- [Exercise prompt]:
Pictures stay out of this copy, which runs from the first line of the material through the line containing "-30, -35, -40];".

────

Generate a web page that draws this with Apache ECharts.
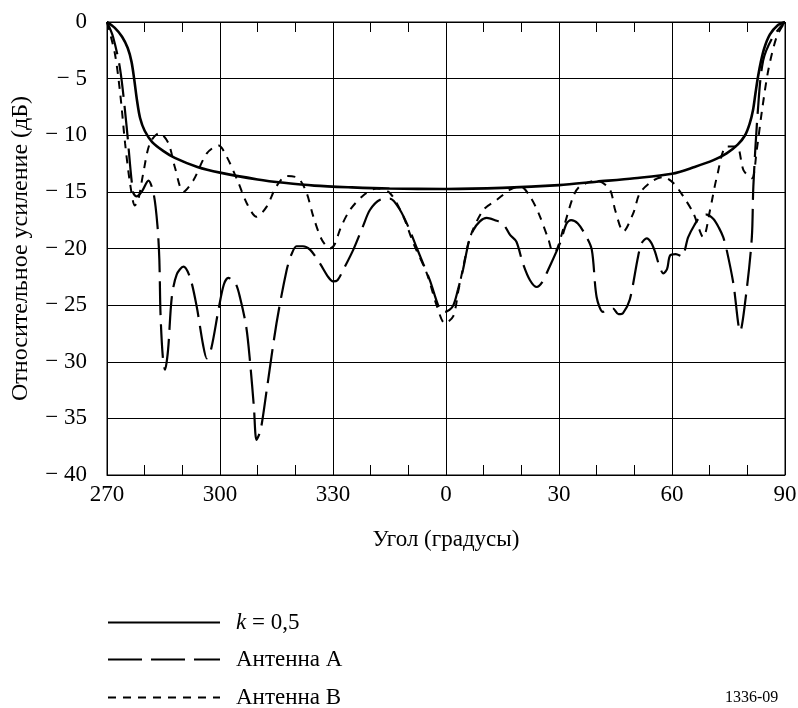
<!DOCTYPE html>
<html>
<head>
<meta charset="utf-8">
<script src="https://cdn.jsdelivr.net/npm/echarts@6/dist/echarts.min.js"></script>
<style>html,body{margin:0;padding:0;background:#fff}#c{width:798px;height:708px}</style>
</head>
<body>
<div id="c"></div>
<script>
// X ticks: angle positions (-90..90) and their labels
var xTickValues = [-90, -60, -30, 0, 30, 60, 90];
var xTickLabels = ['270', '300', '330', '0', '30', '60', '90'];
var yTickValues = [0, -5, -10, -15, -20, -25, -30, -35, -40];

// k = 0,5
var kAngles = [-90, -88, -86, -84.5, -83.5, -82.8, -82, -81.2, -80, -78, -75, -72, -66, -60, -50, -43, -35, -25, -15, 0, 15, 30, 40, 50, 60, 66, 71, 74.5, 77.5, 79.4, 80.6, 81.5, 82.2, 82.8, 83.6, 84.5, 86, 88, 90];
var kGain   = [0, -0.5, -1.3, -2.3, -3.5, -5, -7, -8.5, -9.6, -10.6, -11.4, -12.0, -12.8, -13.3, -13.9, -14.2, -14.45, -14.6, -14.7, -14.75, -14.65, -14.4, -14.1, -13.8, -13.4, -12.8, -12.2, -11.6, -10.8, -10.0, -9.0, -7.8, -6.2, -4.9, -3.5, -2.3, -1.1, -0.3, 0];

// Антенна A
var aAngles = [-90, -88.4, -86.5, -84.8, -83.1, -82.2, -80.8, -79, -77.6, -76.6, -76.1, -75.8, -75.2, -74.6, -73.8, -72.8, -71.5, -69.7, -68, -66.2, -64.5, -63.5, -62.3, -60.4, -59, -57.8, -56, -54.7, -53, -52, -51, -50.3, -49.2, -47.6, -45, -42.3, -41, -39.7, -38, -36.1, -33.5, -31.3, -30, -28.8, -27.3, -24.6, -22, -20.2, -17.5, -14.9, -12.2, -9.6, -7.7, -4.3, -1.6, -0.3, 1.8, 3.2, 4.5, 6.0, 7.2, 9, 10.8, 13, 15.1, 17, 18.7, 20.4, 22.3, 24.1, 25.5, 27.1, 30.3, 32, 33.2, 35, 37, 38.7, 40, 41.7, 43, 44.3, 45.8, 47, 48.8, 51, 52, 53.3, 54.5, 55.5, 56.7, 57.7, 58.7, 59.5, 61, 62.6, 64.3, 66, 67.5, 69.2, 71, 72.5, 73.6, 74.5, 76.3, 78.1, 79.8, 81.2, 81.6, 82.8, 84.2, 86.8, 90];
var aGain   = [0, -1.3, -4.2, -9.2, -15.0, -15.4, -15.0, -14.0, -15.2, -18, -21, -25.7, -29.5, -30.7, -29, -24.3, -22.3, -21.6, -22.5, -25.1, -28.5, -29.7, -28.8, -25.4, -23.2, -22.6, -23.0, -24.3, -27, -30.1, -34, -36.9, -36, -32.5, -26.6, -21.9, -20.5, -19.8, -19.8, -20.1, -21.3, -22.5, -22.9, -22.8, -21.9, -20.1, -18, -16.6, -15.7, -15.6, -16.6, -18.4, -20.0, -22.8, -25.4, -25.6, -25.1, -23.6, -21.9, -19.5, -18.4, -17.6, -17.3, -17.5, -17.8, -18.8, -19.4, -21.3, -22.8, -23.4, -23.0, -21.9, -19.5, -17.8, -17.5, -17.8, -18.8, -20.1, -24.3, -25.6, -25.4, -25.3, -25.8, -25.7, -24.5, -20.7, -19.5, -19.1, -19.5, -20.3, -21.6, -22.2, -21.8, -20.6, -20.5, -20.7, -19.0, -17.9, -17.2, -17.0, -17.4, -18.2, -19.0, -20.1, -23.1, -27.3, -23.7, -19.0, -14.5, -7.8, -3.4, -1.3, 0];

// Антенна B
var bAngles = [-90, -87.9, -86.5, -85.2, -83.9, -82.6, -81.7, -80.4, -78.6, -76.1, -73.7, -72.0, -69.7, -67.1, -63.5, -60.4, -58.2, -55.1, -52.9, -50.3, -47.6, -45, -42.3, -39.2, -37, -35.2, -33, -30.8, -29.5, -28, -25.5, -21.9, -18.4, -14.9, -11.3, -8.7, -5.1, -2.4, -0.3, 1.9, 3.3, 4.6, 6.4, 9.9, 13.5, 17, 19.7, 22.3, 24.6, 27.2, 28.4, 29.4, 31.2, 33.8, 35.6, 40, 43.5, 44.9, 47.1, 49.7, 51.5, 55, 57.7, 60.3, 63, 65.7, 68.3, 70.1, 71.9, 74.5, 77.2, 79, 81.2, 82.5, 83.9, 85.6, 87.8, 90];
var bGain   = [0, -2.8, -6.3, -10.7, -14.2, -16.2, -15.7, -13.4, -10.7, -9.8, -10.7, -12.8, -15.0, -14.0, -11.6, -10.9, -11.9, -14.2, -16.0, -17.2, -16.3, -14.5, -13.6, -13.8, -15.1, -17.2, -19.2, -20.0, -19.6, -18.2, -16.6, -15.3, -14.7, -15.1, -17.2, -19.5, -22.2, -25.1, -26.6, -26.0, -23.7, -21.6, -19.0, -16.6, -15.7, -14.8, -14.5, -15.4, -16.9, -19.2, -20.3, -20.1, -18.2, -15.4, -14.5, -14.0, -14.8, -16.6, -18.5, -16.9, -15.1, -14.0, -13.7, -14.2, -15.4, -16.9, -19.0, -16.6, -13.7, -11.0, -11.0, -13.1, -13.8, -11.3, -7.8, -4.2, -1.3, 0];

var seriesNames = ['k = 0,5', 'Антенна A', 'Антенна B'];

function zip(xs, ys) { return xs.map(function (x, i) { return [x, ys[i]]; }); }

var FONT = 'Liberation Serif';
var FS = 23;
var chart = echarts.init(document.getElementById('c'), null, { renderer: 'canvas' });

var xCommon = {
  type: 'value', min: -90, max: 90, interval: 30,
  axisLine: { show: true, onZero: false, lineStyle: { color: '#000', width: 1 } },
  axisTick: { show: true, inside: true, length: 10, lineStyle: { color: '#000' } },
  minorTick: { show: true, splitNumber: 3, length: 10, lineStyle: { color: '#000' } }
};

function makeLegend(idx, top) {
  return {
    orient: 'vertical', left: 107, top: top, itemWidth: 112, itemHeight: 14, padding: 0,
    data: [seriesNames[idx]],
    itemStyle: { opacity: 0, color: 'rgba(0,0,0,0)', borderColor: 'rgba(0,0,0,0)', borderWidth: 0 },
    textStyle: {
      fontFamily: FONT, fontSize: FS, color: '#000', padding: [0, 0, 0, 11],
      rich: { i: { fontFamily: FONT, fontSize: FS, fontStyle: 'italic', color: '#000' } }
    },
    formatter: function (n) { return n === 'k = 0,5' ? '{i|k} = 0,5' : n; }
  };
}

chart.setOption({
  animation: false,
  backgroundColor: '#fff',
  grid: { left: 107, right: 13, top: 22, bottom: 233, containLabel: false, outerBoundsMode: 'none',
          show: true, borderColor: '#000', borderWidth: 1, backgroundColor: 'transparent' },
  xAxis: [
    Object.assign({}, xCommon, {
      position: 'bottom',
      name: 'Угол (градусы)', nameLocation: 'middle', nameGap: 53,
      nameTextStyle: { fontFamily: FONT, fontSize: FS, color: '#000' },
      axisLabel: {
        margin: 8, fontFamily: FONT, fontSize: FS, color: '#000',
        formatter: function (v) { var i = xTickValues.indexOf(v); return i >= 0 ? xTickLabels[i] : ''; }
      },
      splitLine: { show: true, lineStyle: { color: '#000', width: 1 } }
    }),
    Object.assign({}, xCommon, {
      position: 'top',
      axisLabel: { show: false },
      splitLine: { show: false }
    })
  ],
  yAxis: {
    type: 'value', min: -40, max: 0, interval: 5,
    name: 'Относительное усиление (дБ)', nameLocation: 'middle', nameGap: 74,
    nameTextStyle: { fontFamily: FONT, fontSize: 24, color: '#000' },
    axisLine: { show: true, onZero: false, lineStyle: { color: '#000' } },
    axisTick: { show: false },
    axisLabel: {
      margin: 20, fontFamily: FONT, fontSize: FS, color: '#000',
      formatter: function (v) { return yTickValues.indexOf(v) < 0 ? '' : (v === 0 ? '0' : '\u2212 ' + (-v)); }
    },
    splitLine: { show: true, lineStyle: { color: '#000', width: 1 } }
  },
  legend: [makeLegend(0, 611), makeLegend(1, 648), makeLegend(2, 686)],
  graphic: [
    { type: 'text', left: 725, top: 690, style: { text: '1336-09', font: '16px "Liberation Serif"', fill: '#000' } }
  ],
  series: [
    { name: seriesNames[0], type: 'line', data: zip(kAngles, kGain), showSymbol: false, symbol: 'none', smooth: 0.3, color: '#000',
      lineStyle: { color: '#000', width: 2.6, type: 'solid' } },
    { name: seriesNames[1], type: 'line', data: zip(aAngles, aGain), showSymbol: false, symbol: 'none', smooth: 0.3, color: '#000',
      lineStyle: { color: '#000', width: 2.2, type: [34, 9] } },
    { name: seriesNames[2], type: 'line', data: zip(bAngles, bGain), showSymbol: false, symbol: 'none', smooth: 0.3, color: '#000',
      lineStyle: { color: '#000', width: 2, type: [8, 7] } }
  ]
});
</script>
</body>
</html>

────

- [Expected answer]:
Generate a web page that draws this with Apache ECharts.
<!DOCTYPE html>
<html>
<head>
<meta charset="utf-8">
<script src="https://cdn.jsdelivr.net/npm/echarts@6/dist/echarts.min.js"></script>
<style>html,body{margin:0;padding:0;background:#fff}#c{width:798px;height:708px}</style>
</head>
<body>
<div id="c"></div>
<script>
// X ticks: angle positions (-90..90) and their labels
var xTickValues = [-90, -60, -30, 0, 30, 60, 90];
var xTickLabels = ['270', '300', '330', '0', '30', '60', '90'];
var yTickValues = [0, -5, -10, -15, -20, -25, -30, -35, -40];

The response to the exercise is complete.